Triathlon?!? I know that ‘tri’ is three and the ‘athlon’ sounds like more running than I would ever do, but.... how could I NOT join C Different Foundation in support of those of us who are blind and visually impaired? All I had to do was pay round trip airfare to NYC and, oh yes, participate in a triathlon! I mentioned this email to my manager at Starbucks. Her response was that I absolutely had to participate and that our store would sponsor a fundraiser for my airfare!
In June, I made the commitment and registered. I probably should have committed myself for this commitment! Thus began my training and the countdown to July 18th. I was humbled by the outpouring of support from my friends and my Starbucks family to assist in my accelerated training program. It was arduous and daunting, especially battling Phoenix summer temperatures, but when July 16th arrived I boarded my flight with bike helmet and wetsuit in hand and my unconditionally loyal and fearless Guide Dog, Zamira, by my side!
There were 62 of us (31 athletes and 31 human sighted guides) representing C Different in the Nautica NYC Triathlon. We were “protesting by participation” the USAT ruling requiring blackout goggles. We were indeed visible as we proudly wore our bright orange C Different t-shirts with “No blackout goggles NYC 2010” printed on the back. Pre-race day was packed with preparation as we met our guides and practiced on tandems and tethered running. We finalized tether lengths for our 1500m swim in the Hudson River and arranged our gear in the transition area.
On Sunday, July 18, 61 very proud athletes approached the swim start as a determined and courageous team of men and women gathered together to make a statement and to make history. The crowd cheered with exuberance and my heart was filled with a pride that brought tears to my eyes. What a monumental moment this was!

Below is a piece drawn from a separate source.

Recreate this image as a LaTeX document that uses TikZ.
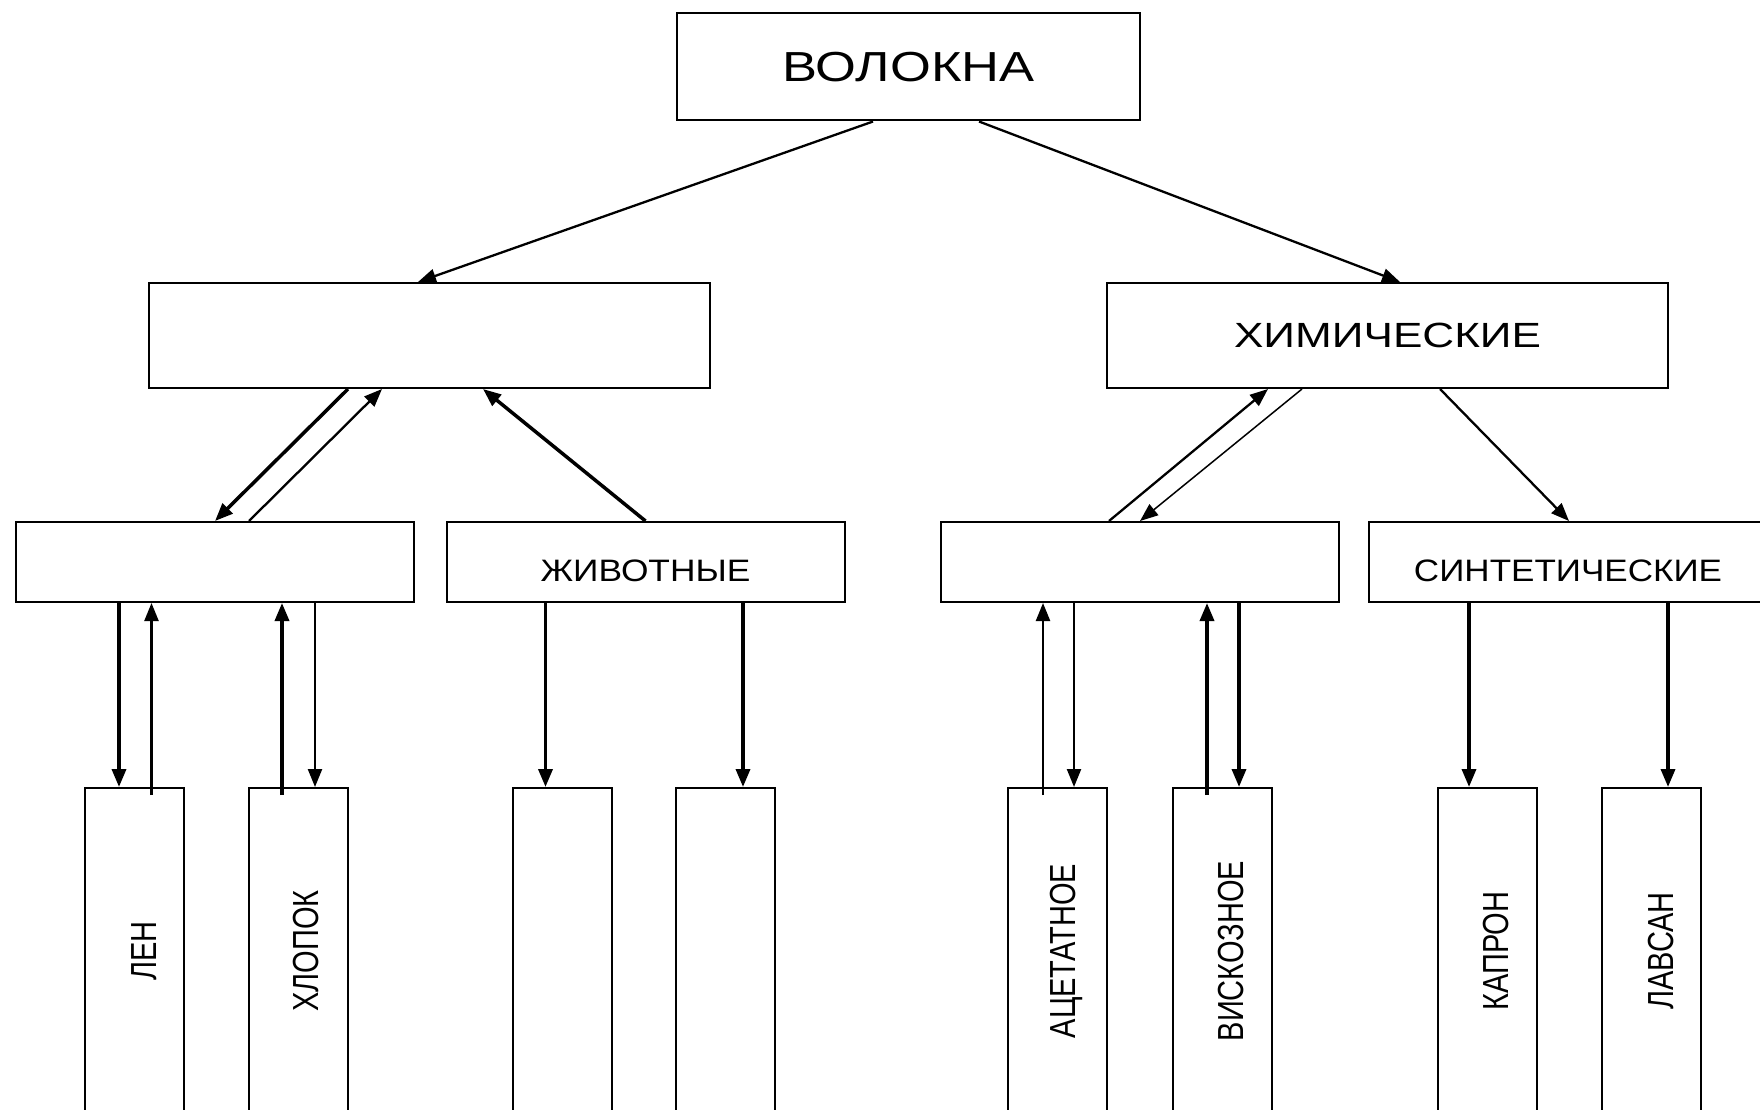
\documentclass[tikz,border=0pt]{standalone}
\usepackage{fontspec}
\setmainfont{Liberation Sans}
\usetikzlibrary{arrows.meta}
\newcommand{\wtxt}[2][1.22]{\scalebox{#1}[1]{#2}}
\newcommand{\vtxt}[1]{\scalebox{1}[1.25]{#1}}
\newcommand{\lowtxt}[1]{\raisebox{-9pt}[\height][\depth]{#1}}
\begin{document}
\begin{tikzpicture}[x=1pt,y=-1pt,
 box/.style={draw, line width=2pt, inner sep=0pt, rectangle},
 top/.style={box, minimum width=463pt, minimum height=107pt, font=\fontsize{42}{46}\selectfont},
 mid/.style={box, minimum width=561pt, minimum height=105pt, font=\fontsize{35}{40}\selectfont},
 row/.style={box, minimum width=398pt, minimum height=80pt, font=\fontsize{31}{36}\selectfont},
 col/.style={box, minimum width=99pt, minimum height=326pt},
 thk/.style={line width=3.5pt, -{Triangle[length=18pt,width=14pt]}},
 thn/.style={line width=2.3pt, -{Triangle[length=18pt,width=14pt]}},
 vtext/.style={rotate=90, font=\fontsize{29}{32}\selectfont, inner sep=0pt}
]
\useasboundingbox[fill=white] (0,0) rectangle (1760,1110);

% boxes
\node[top] (vol) at (908.5,67) {\wtxt[1.25]{ВОЛОКНА}};
\node[mid] (nat) at (429.5,335.5) {};
\node[mid] (chem) at (1387.5,335.5) {\wtxt[1.26]{ХИМИЧЕСКИЕ}};
\node[row] (rA) at (215,562) {};
\node[row] (anim) at (645.5,562) {\lowtxt{\wtxt[1.14]{ЖИВОТНЫЕ}}};
\node[row] (rC) at (1140,562) {};
\node[row] (syn) at (1568,562) {\lowtxt{\wtxt[1.13]{СИНТЕТИЧЕСКИЕ}}};

\node[col] (b1) at (134,951) {};
\node[col] (b2) at (298.5,951) {};
\node[col] (b3) at (562.5,951) {};
\node[col] (b4) at (725.5,951) {};
\node[col] (b5) at (1057,951) {};
\node[col] (b6) at (1222,951) {};
\node[col] (b7) at (1487,951) {};
\node[col] (b8) at (1651.5,951) {};

% vertical labels
\node[vtext] (t1) at ([xshift=10pt]b1.center) {\vtxt{ЛЕН}};
\node[vtext] (t2) at ([xshift=8pt]b2.center) {\vtxt{ХЛОПОК}};
\node[vtext] (t5) at ([xshift=9pt]b5.center) {\vtxt{АЦЕТАТНОЕ}};
\node[vtext] (t6) at ([xshift=9pt]b6.center) {\vtxt{ВИСКОЗНОЕ}};
\node[vtext] (t7) at ([xshift=9pt]b7.center) {\vtxt{КАПРОН}};
\node[vtext] (t8) at ([xshift=9pt]b8.center) {\vtxt{ЛАВСАН}};

% top level
\draw[thn] ([xshift=-35.5pt]vol.south) -- ([xshift=-11.5pt]nat.north);
\draw[thn] ([xshift=70.5pt]vol.south) -- ([xshift=12.5pt]chem.north);

% second level
\draw[thk] ([xshift=-81.5pt]nat.south) -- (rA.north);
\draw[thn] ([xshift=34pt]rA.north) -- ([xshift=-47.5pt]nat.south);
\draw[thk] (anim.north) -- ([xshift=53.5pt]nat.south);
\draw[thn] ([xshift=-31pt]rC.north) -- ([xshift=-119.5pt]chem.south);
\draw[line width=1.5pt, -{Triangle[length=18pt,width=14pt]}] ([xshift=-85.5pt]chem.south) -- (rC.north);
\draw[thn] ([xshift=52.5pt]chem.south) -- ([xshift=1pt]syn.north);

% third level
\draw[thk] ([xshift=-96pt]rA.south) -- ([xshift=-15pt]b1.north);
\draw[thn] ([xshift=17.5pt,yshift=-8pt]b1.north) -- ([xshift=-63.5pt]rA.south);
\draw[thk] ([xshift=-16.5pt,yshift=-8pt]b2.north) -- ([xshift=67pt]rA.south);
\draw[thn] ([xshift=100pt]rA.south) -- ([xshift=16.5pt]b2.north);
\draw[thk] ([xshift=-100pt]anim.south) -- ([xshift=-17pt]b3.north);
\draw[thk] ([xshift=97.5pt]anim.south) -- ([xshift=17.5pt]b4.north);
\draw[thn] ([xshift=-14pt,yshift=-8pt]b5.north) -- ([xshift=-97pt]rC.south);
\draw[thn] ([xshift=-66pt]rC.south) -- ([xshift=17pt]b5.north);
\draw[thk] ([xshift=-15pt,yshift=-8pt]b6.north) -- ([xshift=67pt]rC.south);
\draw[thk] ([xshift=99pt]rC.south) -- ([xshift=17pt]b6.north);
\draw[thk] ([xshift=-99pt]syn.south) -- ([xshift=-18pt]b7.north);
\draw[thk] ([xshift=100pt]syn.south) -- ([xshift=16.5pt]b8.north);
\end{tikzpicture}
\end{document}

The race did not progress as I had hoped and I did not finish the Triathlon. I continue to struggle with this disappointment, but each day I grow in more acceptance that I was willing to try. John Bingham once said: “The miracle is not that I finished, the miracle is that I had the courage to start.” I will be able to say this one day. For now, I will add one of my own words to this quote: “The miracle is not that I (didn’t) finish, the miracle is that I had the courage to start.”